→ Problem statement
Quote exactly the lines spanning from the top of the data below to the line that contains "Chart.register(...registerables);", including both.

→ Data provided
--- --- ---

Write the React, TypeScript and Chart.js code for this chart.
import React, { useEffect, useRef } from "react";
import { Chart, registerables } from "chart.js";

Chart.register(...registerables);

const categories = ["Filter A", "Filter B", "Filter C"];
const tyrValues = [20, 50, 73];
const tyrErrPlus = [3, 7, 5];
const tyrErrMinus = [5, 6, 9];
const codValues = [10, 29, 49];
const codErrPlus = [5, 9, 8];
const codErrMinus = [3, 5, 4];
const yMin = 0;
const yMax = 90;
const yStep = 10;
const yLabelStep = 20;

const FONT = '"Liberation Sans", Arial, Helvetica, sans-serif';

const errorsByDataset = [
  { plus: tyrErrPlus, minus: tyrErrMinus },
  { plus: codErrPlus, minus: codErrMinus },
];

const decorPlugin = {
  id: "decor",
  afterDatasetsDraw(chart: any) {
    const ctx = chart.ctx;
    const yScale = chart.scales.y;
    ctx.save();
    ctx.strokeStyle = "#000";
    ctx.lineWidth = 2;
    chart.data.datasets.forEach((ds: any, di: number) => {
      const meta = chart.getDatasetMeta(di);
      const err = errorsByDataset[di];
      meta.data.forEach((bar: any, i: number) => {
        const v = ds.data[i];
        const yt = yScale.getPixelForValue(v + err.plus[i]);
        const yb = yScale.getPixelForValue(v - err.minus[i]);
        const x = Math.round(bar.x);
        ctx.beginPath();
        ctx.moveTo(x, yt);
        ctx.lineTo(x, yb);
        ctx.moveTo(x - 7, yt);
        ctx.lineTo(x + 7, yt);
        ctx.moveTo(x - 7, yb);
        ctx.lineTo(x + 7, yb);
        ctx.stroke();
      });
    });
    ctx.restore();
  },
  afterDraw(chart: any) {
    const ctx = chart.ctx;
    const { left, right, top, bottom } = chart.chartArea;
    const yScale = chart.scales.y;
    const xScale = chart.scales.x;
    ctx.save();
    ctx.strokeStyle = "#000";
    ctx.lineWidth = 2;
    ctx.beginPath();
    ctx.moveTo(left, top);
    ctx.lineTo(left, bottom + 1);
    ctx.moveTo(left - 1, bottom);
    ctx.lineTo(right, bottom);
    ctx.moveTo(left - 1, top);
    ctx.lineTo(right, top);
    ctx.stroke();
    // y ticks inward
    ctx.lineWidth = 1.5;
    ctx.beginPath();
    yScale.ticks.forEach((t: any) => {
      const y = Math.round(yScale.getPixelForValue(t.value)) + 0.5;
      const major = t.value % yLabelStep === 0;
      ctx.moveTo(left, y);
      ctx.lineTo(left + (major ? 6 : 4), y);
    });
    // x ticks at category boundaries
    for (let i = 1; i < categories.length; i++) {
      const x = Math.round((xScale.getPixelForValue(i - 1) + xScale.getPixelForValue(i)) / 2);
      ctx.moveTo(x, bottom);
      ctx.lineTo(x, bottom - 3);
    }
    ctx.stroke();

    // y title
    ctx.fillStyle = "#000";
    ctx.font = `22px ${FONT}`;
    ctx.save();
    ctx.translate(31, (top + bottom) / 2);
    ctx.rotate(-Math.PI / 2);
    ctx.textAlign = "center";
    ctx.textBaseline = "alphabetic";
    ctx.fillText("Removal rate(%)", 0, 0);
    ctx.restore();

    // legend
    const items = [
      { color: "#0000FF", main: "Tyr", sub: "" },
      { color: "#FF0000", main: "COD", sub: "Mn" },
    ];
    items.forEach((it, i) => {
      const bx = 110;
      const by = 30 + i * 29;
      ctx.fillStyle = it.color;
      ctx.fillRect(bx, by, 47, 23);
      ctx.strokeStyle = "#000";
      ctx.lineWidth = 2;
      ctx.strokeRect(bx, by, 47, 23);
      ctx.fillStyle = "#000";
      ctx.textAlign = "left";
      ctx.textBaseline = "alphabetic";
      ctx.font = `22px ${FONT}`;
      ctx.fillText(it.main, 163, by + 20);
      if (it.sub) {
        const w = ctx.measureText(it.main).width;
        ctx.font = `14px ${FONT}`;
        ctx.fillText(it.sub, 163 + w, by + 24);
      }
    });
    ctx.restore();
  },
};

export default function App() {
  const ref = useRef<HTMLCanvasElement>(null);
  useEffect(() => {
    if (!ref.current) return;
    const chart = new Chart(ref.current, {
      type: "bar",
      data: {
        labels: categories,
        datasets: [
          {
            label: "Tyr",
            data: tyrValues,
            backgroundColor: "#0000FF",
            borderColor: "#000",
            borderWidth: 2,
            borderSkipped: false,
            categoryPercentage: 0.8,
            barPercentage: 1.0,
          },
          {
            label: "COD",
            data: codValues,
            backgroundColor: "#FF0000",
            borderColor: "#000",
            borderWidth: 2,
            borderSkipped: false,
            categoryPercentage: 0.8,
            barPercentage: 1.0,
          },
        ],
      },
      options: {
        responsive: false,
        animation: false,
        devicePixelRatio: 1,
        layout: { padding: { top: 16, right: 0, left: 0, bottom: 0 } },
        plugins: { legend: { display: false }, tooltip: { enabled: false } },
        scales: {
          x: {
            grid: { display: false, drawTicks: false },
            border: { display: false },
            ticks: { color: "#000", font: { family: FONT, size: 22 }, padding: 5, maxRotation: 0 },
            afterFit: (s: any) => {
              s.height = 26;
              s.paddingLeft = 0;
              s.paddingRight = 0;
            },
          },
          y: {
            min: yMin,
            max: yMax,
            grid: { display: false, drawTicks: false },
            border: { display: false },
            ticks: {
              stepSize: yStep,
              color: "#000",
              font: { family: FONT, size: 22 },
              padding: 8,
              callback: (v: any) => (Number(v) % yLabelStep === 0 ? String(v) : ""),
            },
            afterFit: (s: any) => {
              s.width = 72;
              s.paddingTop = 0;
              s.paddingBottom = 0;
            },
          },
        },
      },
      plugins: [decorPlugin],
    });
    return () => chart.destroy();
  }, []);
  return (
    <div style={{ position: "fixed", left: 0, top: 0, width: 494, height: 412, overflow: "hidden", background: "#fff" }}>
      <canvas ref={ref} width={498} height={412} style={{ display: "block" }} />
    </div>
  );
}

--- --- ---

→ Exercise solution
Write the React, TypeScript and Chart.js code for this chart.
import React, { useEffect, useRef } from "react";
import { Chart, registerables } from "chart.js";

Chart.register(...registerables);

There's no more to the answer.